I need to know how to compare the length of two lists in Prolog. This is what I have so far:
sum(N1,N2) :-
checklength(N1,N2).
checklength(N1,N2) :-
L1 is length(N1,What),
L2 is length(N2,What),
Comp(L1,L2).
Comp(L1,L2) :-
L1=:=L2.
Of course, the answer from CapelliC is perfect, but you can try also the "standard" method of approaching this problem:
same_length([],[]).
same_length([_|L1],[_|L2]) :- same_length(L1, L2).
If you're using SWI-Prolog, then you can simply use same_length/2
predicate.
you can use unification:
checklength(N1,N2):-
length(N1,What),
length(N2,What).
this will succeed only if N1 and N2 have the same length.
Btw L1 is length(N1,What)
doesn't make sense. length/2 is a predicate, not a function.
That is, it will succeed or fail, but doesn't 'return' a value.

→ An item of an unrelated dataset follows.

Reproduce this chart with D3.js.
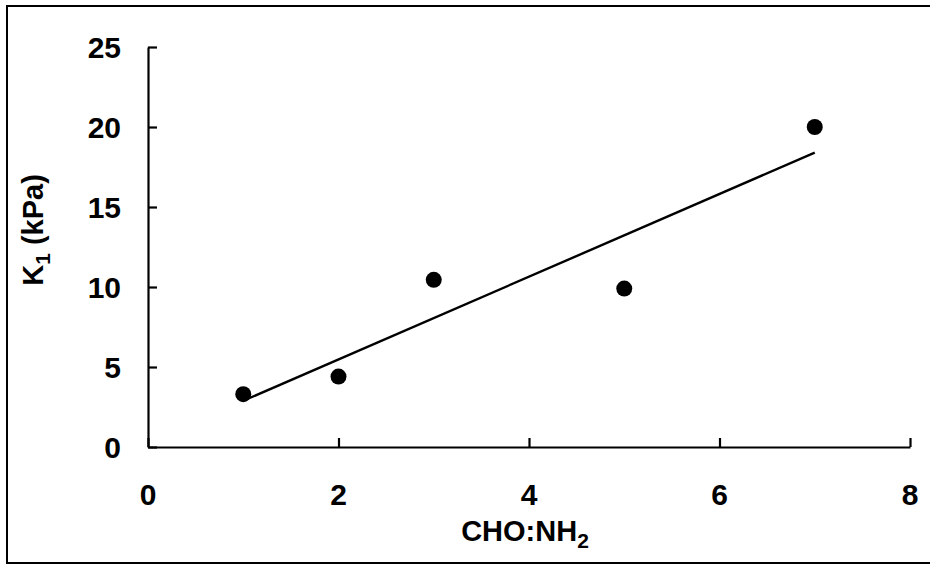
<!DOCTYPE html>
<html>
<head>
<meta charset="utf-8">
<script src="https://cdn.jsdelivr.net/npm/d3@7"></script>
<style>
  body { margin: 0; background: #fff; }
  text { font-family: "Liberation Sans", Arial, sans-serif; font-weight: bold; fill: #000; }
</style>
</head>
<body>
<script>
// data
var ratio = [1, 2, 3, 5, 7];           // CHO:NH2
var k1 = [3.3, 4.4, 10.45, 9.9, 20];   // K1 (kPa)
var xTicks = [0, 2, 4, 6, 8];
var yTicks = [0, 5, 10, 15, 20, 25];

var W = 930, H = 567;
var svg = d3.select("body").append("svg").attr("width", W).attr("height", H);

// outer frame
svg.append("rect")
  .attr("x", 7).attr("y", 6).attr("width", 940).attr("height", 557)
  .attr("fill", "none").attr("stroke", "#000").attr("stroke-width", 2);

var x = d3.scaleLinear().domain([0, 8]).range([148, 910]);
var y = d3.scaleLinear().domain([0, 25]).range([447, 47]);

// axes - ticks point inward
svg.append("g").attr("transform", "translate(0," + y(0) + ")")
  .call(d3.axisTop(x).tickValues(xTicks).tickSize(9).tickSizeOuter(0).tickFormat(""));
svg.append("g").attr("transform", "translate(" + x(0) + ",0)")
  .call(d3.axisRight(y).tickValues(yTicks).tickSize(9).tickSizeOuter(0).tickFormat(""));
svg.selectAll(".domain").attr("stroke", "#000").attr("stroke-width", 2.2);
svg.selectAll(".tick line").attr("stroke", "#000").attr("stroke-width", 2.2);

// tick labels
svg.selectAll(".xl").data(xTicks).enter().append("text")
  .attr("x", d => x(d)).attr("y", 505)
  .attr("text-anchor", "middle").style("font-size", "30px")
  .text(d => d);
svg.selectAll(".yl").data(yTicks).enter().append("text")
  .attr("x", 121).attr("y", d => y(d) + 11)
  .attr("text-anchor", "end").style("font-size", "30px")
  .text(d => d);

// linear trend line (least squares)
var mx = d3.mean(ratio), my = d3.mean(k1);
var sxy = d3.sum(ratio, (v, i) => (v - mx) * (k1[i] - my));
var sxx = d3.sum(ratio, v => (v - mx) * (v - mx));
var slope = sxy / sxx, icpt = my - slope * mx;
var ends = d3.extent(ratio);
svg.append("line")
  .attr("x1", x(ends[0])).attr("y1", y(icpt + slope * ends[0]))
  .attr("x2", x(ends[1])).attr("y2", y(icpt + slope * ends[1]))
  .attr("stroke", "#000").attr("stroke-width", 2.4);

// points
svg.selectAll("circle").data(ratio).enter().append("circle")
  .attr("cx", d => x(d)).attr("cy", (d, i) => y(k1[i]))
  .attr("r", 8).attr("fill", "#000");

// axis titles
var xt = svg.append("text").attr("x", 525).attr("y", 541)
  .attr("text-anchor", "middle").style("font-size", "29px");
xt.append("tspan").text("CHO:NH");
xt.append("tspan").attr("dy", 7).style("font-size", "21px").text("2");

var yt = svg.append("text")
  .attr("transform", "translate(43,230) rotate(-90)")
  .attr("text-anchor", "middle").style("font-size", "29px");
yt.append("tspan").text("K");
yt.append("tspan").attr("dy", 7).style("font-size", "21px").text("1");
yt.append("tspan").attr("dy", -7).text(" (kPa)");
</script>
</body>
</html>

Otoh, is/2 expects an arithmetic expression as right operand.
edit
checklength(N1,N2,R1,R2):-
length(N1,L1),
length(N2,L2),
( L1 < L2
-> lpad(L1,L2,N1,R1), R2 = N2
; L2 < L1
-> lpad(L2,L1,N2,R2), R1 = N1
; (R1,R2) = (N1,N2)
).
lpad(A,A,L,L) :- !.
lpad(A,B,L,[0|T]) :- A < B, C is A+1, lpad(C,B,L,T).